## Exercise details
Restate the whole listing word for word. Pictures are left out.
::: Data
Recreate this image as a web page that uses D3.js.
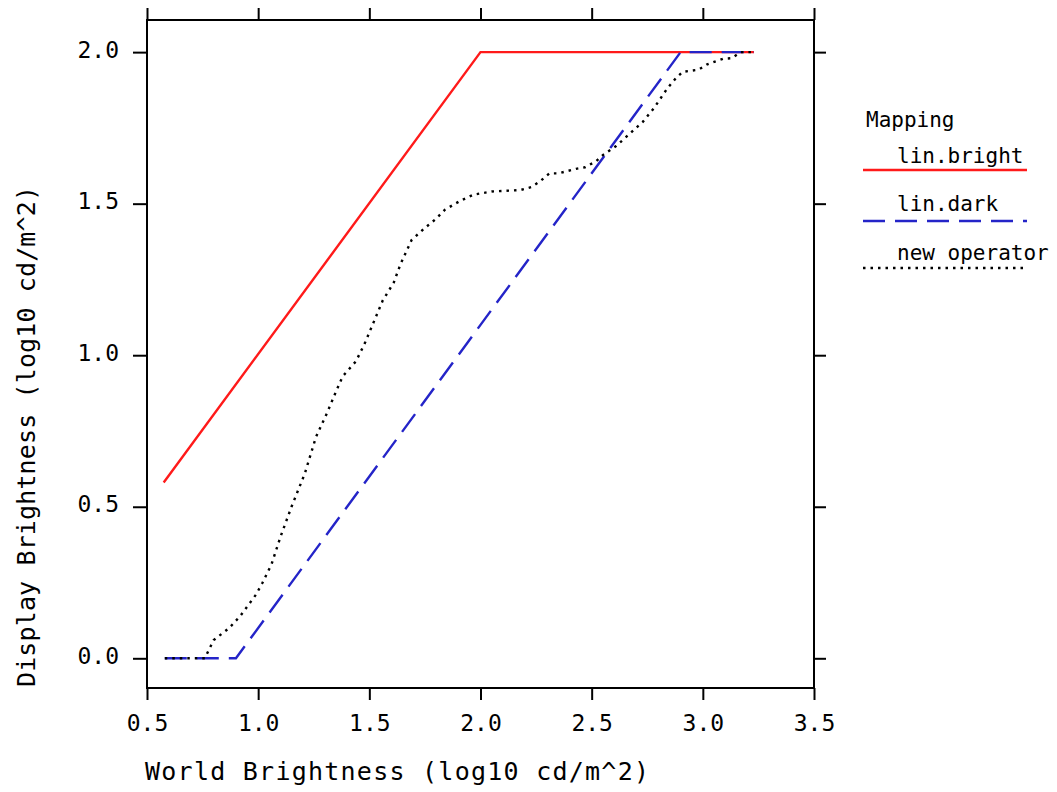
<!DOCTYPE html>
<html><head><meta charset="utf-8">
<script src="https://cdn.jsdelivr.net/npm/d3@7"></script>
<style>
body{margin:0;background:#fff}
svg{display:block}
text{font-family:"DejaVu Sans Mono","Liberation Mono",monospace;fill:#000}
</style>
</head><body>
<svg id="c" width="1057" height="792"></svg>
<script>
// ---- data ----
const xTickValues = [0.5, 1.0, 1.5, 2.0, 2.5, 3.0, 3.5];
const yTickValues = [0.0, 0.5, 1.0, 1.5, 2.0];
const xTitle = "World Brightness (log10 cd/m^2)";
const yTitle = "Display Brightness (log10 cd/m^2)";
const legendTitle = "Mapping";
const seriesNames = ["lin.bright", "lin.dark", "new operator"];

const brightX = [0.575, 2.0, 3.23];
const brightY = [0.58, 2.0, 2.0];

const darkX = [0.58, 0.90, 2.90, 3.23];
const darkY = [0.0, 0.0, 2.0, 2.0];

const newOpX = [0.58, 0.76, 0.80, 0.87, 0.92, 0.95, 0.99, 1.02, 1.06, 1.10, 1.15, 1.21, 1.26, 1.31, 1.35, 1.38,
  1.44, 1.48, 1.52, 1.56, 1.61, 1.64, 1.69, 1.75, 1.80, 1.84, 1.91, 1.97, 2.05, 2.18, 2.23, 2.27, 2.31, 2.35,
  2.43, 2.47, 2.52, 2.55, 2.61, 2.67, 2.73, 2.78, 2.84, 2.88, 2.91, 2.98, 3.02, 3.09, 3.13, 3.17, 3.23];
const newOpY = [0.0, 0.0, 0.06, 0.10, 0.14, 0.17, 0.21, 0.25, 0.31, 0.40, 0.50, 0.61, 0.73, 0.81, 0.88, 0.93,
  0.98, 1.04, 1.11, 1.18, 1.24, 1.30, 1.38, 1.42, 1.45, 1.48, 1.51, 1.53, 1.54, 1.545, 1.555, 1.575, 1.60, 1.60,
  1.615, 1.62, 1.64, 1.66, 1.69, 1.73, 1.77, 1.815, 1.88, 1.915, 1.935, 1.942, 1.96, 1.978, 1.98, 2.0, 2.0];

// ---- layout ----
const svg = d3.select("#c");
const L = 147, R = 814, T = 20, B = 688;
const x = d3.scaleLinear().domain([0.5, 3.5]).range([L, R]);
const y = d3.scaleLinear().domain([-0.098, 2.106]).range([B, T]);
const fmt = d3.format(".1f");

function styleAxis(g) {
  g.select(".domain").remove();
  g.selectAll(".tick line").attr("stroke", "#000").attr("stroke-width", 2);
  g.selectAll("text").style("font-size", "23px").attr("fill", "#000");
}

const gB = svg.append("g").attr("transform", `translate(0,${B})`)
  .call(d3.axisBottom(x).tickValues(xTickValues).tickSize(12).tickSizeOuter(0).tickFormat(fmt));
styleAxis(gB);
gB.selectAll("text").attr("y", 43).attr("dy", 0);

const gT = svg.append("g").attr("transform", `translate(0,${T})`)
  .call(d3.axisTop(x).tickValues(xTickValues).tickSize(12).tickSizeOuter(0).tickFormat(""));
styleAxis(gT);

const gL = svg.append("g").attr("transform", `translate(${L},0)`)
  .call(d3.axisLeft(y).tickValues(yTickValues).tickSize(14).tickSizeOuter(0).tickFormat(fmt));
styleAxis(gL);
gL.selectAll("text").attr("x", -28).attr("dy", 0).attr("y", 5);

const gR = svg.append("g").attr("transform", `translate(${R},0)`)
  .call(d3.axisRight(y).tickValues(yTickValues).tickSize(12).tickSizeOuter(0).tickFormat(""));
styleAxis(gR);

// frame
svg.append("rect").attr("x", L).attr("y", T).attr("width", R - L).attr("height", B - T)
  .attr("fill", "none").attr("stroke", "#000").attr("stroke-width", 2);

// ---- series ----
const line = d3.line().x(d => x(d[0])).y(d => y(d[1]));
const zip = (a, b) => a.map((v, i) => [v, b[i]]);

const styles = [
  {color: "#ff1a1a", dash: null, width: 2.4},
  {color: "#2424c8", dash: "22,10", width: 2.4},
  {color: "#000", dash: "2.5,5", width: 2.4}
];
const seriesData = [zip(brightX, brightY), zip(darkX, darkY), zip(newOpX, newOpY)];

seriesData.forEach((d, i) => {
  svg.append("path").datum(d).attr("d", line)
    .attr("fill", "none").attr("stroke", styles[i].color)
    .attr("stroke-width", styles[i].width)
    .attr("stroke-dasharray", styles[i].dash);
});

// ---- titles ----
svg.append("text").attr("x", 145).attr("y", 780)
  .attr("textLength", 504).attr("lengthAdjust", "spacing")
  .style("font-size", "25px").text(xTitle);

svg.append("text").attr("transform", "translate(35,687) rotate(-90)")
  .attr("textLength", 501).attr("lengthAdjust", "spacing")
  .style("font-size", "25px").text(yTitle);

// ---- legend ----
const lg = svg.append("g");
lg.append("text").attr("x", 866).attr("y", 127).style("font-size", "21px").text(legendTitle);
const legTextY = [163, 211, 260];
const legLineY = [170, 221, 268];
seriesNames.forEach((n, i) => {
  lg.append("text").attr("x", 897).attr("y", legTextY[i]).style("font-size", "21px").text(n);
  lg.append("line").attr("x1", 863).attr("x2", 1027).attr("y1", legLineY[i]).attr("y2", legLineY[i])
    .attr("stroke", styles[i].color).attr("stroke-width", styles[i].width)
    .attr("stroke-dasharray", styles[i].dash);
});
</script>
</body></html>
::::::
## Output of the exercise
Recreate this image as a web page that uses D3.js.
<!DOCTYPE html>
<html><head><meta charset="utf-8">
<script src="https://cdn.jsdelivr.net/npm/d3@7"></script>
<style>
body{margin:0;background:#fff}
svg{display:block}
text{font-family:"DejaVu Sans Mono","Liberation Mono",monospace;fill:#000}
</style>
</head><body>
<svg id="c" width="1057" height="792"></svg>
<script>
// ---- data ----
const xTickValues = [0.5, 1.0, 1.5, 2.0, 2.5, 3.0, 3.5];
const yTickValues = [0.0, 0.5, 1.0, 1.5, 2.0];
const xTitle = "World Brightness (log10 cd/m^2)";
const yTitle = "Display Brightness (log10 cd/m^2)";
const legendTitle = "Mapping";
const seriesNames = ["lin.bright", "lin.dark", "new operator"];

const brightX = [0.575, 2.0, 3.23];
const brightY = [0.58, 2.0, 2.0];

const darkX = [0.58, 0.90, 2.90, 3.23];
const darkY = [0.0, 0.0, 2.0, 2.0];

const newOpX = [0.58, 0.76, 0.80, 0.87, 0.92, 0.95, 0.99, 1.02, 1.06, 1.10, 1.15, 1.21, 1.26, 1.31, 1.35, 1.38,
  1.44, 1.48, 1.52, 1.56, 1.61, 1.64, 1.69, 1.75, 1.80, 1.84, 1.91, 1.97, 2.05, 2.18, 2.23, 2.27, 2.31, 2.35,
  2.43, 2.47, 2.52, 2.55, 2.61, 2.67, 2.73, 2.78, 2.84, 2.88, 2.91, 2.98, 3.02, 3.09, 3.13, 3.17, 3.23];
const newOpY = [0.0, 0.0, 0.06, 0.10, 0.14, 0.17, 0.21, 0.25, 0.31, 0.40, 0.50, 0.61, 0.73, 0.81, 0.88, 0.93,
  0.98, 1.04, 1.11, 1.18, 1.24, 1.30, 1.38, 1.42, 1.45, 1.48, 1.51, 1.53, 1.54, 1.545, 1.555, 1.575, 1.60, 1.60,
  1.615, 1.62, 1.64, 1.66, 1.69, 1.73, 1.77, 1.815, 1.88, 1.915, 1.935, 1.942, 1.96, 1.978, 1.98, 2.0, 2.0];

// ---- layout ----
const svg = d3.select("#c");
const L = 147, R = 814, T = 20, B = 688;
const x = d3.scaleLinear().domain([0.5, 3.5]).range([L, R]);
const y = d3.scaleLinear().domain([-0.098, 2.106]).range([B, T]);
const fmt = d3.format(".1f");

function styleAxis(g) {
  g.select(".domain").remove();
  g.selectAll(".tick line").attr("stroke", "#000").attr("stroke-width", 2);
  g.selectAll("text").style("font-size", "23px").attr("fill", "#000");
}

const gB = svg.append("g").attr("transform", `translate(0,${B})`)
  .call(d3.axisBottom(x).tickValues(xTickValues).tickSize(12).tickSizeOuter(0).tickFormat(fmt));
styleAxis(gB);
gB.selectAll("text").attr("y", 43).attr("dy", 0);

const gT = svg.append("g").attr("transform", `translate(0,${T})`)
  .call(d3.axisTop(x).tickValues(xTickValues).tickSize(12).tickSizeOuter(0).tickFormat(""));
styleAxis(gT);

const gL = svg.append("g").attr("transform", `translate(${L},0)`)
  .call(d3.axisLeft(y).tickValues(yTickValues).tickSize(14).tickSizeOuter(0).tickFormat(fmt));
styleAxis(gL);
gL.selectAll("text").attr("x", -28).attr("dy", 0).attr("y", 5);

const gR = svg.append("g").attr("transform", `translate(${R},0)`)
  .call(d3.axisRight(y).tickValues(yTickValues).tickSize(12).tickSizeOuter(0).tickFormat(""));
styleAxis(gR);

// frame
svg.append("rect").attr("x", L).attr("y", T).attr("width", R - L).attr("height", B - T)
  .attr("fill", "none").attr("stroke", "#000").attr("stroke-width", 2);

// ---- series ----
const line = d3.line().x(d => x(d[0])).y(d => y(d[1]));
const zip = (a, b) => a.map((v, i) => [v, b[i]]);

const styles = [
  {color: "#ff1a1a", dash: null, width: 2.4},
  {color: "#2424c8", dash: "22,10", width: 2.4},
  {color: "#000", dash: "2.5,5", width: 2.4}
];
const seriesData = [zip(brightX, brightY), zip(darkX, darkY), zip(newOpX, newOpY)];

seriesData.forEach((d, i) => {
  svg.append("path").datum(d).attr("d", line)
    .attr("fill", "none").attr("stroke", styles[i].color)
    .attr("stroke-width", styles[i].width)
    .attr("stroke-dasharray", styles[i].dash);
});

// ---- titles ----
svg.append("text").attr("x", 145).attr("y", 780)
  .attr("textLength", 504).attr("lengthAdjust", "spacing")
  .style("font-size", "25px").text(xTitle);

svg.append("text").attr("transform", "translate(35,687) rotate(-90)")
  .attr("textLength", 501).attr("lengthAdjust", "spacing")
  .style("font-size", "25px").text(yTitle);

// ---- legend ----
const lg = svg.append("g");
lg.append("text").attr("x", 866).attr("y", 127).style("font-size", "21px").text(legendTitle);
const legTextY = [163, 211, 260];
const legLineY = [170, 221, 268];
seriesNames.forEach((n, i) => {
  lg.append("text").attr("x", 897).attr("y", legTextY[i]).style("font-size", "21px").text(n);
  lg.append("line").attr("x1", 863).attr("x2", 1027).attr("y1", legLineY[i]).attr("y2", legLineY[i])
    .attr("stroke", styles[i].color).attr("stroke-width", styles[i].width)
    .attr("stroke-dasharray", styles[i].dash);
});
</script>
</body></html>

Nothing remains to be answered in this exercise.